富栄の日記に「本当はもう1年か2年くらい生きていようかと思ったのですが」というような文章があったのもあり、いい歌詞だ…としみじみ思います。

 

「大嫌いです 全部が嫌です

賞賛したがっている あなたの嘘つき

今夜以降 こんな仕様もない女が

生き永らえるなんて あられもないわ

どうぞ 殺って」

 

信じていたのに、他にも愛人と隠し子がいたこと。

太宰に「恋をしている女があるんだ」と言われたこと。

太宰の著作『グッド・バイ』に富栄がモデルの女が登場し、主人公と別れる描写があったこと。

太宰に振り回された5月が終わり、梅雨の長雨は玉川上水の水かさを増やし人喰川へと変えていく。

 

「生きなくて、いいです。死にたいんです、今、ここで」

人間失格太宰治と三人の女たち〜』より抜粋。

後奏の間、思わずこのセリフをつぶやいていました。

 

そうして人喰川の濁流にのまれた二人は…

 

4、遭難

エンドロールムービーが流れているようなイメージでした。富栄の28年の短い生涯が終わり、物語は幕を閉じる。

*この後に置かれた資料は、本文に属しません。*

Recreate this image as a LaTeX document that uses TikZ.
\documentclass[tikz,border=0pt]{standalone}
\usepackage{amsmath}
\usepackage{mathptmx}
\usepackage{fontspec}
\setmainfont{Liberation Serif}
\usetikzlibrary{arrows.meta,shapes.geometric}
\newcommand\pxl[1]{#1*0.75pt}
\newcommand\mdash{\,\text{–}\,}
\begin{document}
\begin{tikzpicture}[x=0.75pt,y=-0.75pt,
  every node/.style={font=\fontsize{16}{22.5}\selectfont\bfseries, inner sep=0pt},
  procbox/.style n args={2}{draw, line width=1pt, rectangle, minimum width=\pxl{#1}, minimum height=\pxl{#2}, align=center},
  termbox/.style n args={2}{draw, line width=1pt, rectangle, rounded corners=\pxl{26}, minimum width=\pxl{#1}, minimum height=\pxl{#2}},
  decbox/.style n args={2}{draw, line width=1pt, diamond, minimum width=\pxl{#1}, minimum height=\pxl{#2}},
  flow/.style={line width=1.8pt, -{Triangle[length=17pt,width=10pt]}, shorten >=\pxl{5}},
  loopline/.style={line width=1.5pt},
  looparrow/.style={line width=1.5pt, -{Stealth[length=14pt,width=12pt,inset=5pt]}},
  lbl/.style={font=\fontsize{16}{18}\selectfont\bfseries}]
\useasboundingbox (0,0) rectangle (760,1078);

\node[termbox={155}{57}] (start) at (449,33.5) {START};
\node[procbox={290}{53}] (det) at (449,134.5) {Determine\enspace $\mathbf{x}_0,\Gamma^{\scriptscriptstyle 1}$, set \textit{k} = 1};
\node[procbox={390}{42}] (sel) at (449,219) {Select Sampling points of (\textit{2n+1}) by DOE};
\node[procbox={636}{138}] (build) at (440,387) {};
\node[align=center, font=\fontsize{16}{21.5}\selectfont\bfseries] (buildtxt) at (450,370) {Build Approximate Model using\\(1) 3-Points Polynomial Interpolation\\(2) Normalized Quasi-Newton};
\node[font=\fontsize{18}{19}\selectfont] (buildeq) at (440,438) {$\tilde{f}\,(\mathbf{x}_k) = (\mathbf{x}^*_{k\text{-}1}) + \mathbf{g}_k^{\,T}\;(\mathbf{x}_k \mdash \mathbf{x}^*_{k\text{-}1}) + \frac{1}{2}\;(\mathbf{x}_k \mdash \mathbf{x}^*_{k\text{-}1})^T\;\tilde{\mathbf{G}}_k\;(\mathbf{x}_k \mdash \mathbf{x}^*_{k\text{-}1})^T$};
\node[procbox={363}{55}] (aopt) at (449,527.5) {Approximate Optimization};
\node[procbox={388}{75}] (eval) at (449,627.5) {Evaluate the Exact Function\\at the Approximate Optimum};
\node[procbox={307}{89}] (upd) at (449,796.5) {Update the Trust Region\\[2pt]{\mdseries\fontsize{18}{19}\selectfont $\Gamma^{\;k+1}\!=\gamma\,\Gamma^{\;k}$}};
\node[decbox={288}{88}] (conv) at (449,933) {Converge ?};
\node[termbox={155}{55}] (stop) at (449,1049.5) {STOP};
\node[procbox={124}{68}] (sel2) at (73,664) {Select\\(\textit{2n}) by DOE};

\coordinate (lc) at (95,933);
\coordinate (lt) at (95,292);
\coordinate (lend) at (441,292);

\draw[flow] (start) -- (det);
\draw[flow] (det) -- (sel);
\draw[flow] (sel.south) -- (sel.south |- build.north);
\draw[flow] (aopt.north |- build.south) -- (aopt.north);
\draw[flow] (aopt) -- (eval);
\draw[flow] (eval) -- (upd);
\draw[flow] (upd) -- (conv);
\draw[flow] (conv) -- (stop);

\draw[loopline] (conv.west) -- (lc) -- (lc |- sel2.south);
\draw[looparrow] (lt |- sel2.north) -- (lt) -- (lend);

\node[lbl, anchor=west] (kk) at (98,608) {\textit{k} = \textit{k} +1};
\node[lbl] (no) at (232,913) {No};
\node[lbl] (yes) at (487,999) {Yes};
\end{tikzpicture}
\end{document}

全ては二人が「出逢ってしまった」ことから始まりました。

出逢わなければよかったのでしょうか?

こうなる運命だったのでしょうか?

私の問いに答えが出る日はなく、そこにはただ哀しい結末があるだけです。

 

ーーー

とても長い文章を書いてしまいました。

4月からどうしようか考え出していたので、ここまで長くなってもしょうがない…のかな?しょうがないよね?

初めは富栄の父の晴弘に感情移入してしまって、なかなか気持ちの切り替えができませんでした。親になると子どもの心がわからなくなるものですね。

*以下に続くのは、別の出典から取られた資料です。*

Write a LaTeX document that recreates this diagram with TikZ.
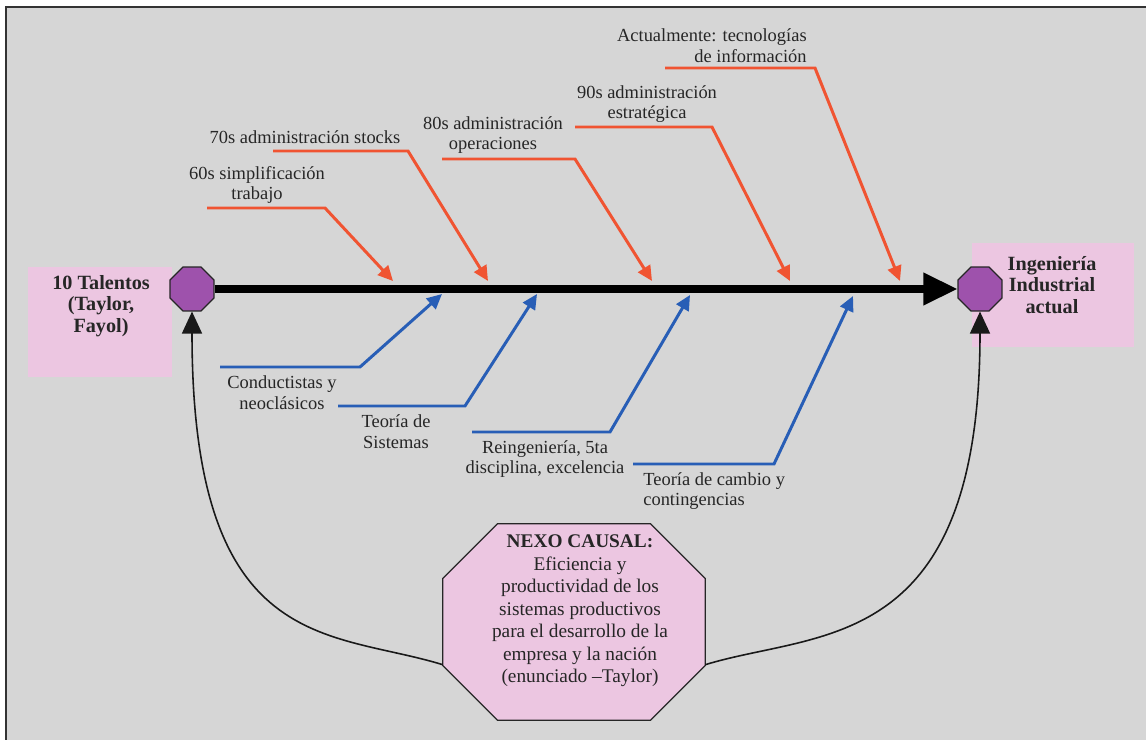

やっとこさ富栄の方にシフトできたかと思うと、そこからは毎日のように悲しくなって泣いてしまったり、衣装を選ぶときも小物を選ぶときもなんとなく悲しくて泣いてしまったり、「私は24日に死ぬのだ」と思いながら情緒不安定で陰鬱な毎日を過ごしていました。文章にするとなんかこう…異常者の感が出てきますね。ちょっと気持ち悪いかもですね…。

本番前のボーカルなんてみんなこんなもんだと誰か言ってください。よろしくお願いします。

おそらく私はなにかに取り憑かれていたのだと思います。本番当日、入水願いが終わったとき、文字通り憑き物が落ちたような身体の軽さを感じました。「やっと死ねた!終わった!」とまだ本番も終わっていないのに思いました。そこからはなんか無性にハイになって面白くて楽しかったです。

ステージはいいですね。実際に死ななくても死ぬ経験ができる。

これからもこんなステージをやっていきたいものですね。